By Joseph Kellard
I wrote and sent the following reply to a so-called book reviewer of "The Fountainhead" -- whose denigrating comments about the novel were posted on the website of Tehelka, described as India's Independent weekly news magazine.
To Samrat Chakrabarti:
In an effort to get your readers not to read certain books, among them my favorite novel “The Fountainhead," you write:
“Ayn Rand Memo to the young Indian — Ayn Rand is not a philosopher and The Fountainhead is not the philosophical El-dorado, in fact we are not sure there is one. People are not made of cardboard, a good argument needs rigour and philosophy begins with an acknowledgement both of the complex world we live in and the paradoxes of the human condition. Rape is not the same as passion, ambition is not the measure of man and an aggressive, no-holds-barred individualism as a personal philosophy is particularly attractive during years of heightened hormonal confusion.”
First, Objectivism offers inquiring minds a comprehensive philosophy, from metaphysics to ethics to esthetics. Your readers should read "Objectivism: The Philosophy of Ayn Rand," by Leonard Peikoff, to fully understand the absurdity of your claim. The discerning reader will understand why, when they come across life’s complexities and contradictions, that there can be and are answers and that there is, as Ayn Rand called Objectivism, "a philosophy for living on earth."
Moreover, the characters in her novels are anything but cardboard – Miss Rand sheds the deadening, mind-numbing details that naturalist writers employ in their novels to supposedly make them more "realistic," and instead focuses on the essentials aspects of the particular type of human being that she wanted to portrait -- and in the process her novels made some very perceptive and even innovative observations, such as the second-handedness of Peter Keating.

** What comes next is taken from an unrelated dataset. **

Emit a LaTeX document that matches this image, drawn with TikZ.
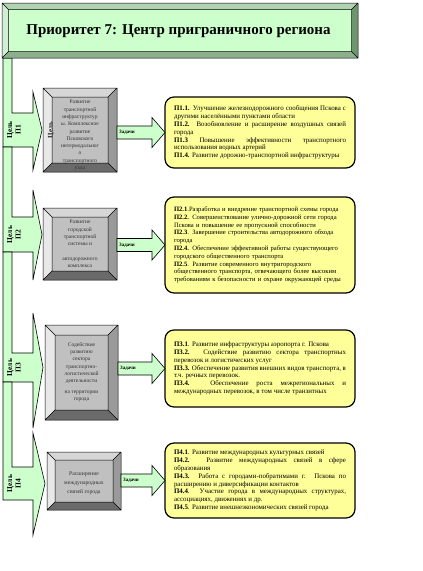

As to the alleged "rape" scene in The Fountainhead, you should point your readers to an excellent essay, "Understanding the 'rape' Scene in The Fountainhead," by Andrew Bernstein, in "Essays on Ayn Rand's The Fountainhead,” which explains why Roark’s first sexual encounter with Dominique was anything but rape.
Lastly, I’ll address just the most important of your parting slights. It’s a slight that is best encapsulated by the person who read Miss Rand’s books in their youth and says: "I used to like Ayn Rand, but then I grew up." No, you gave up!
"The Fountainhead" was the first book that I ever read by Ayn Rand, back in my mid-20s, when I used to read a slew of novels by naturalist writers. By the end of the novel I was totally captivated by Roark -- and Ayn Rand and, later, her philosophy of Objectivism. I went on to read all of her books.
I can confidently say that reading the “The Fountainhead” started the long, roller-coaster ride process of changing around my troubled life for the better when I was still young. That’s primarily due to the fact that Miss Rand wasn’t a journalistic, naturalistic-type writer, but rather a romantic realist who created heroic characters as they could be and ought to be. If reading “The Fountainhead” had that profound impact on me, then it can do the same for the very readers you’re trying to shoo away from this great, philosophic, life-changing novel.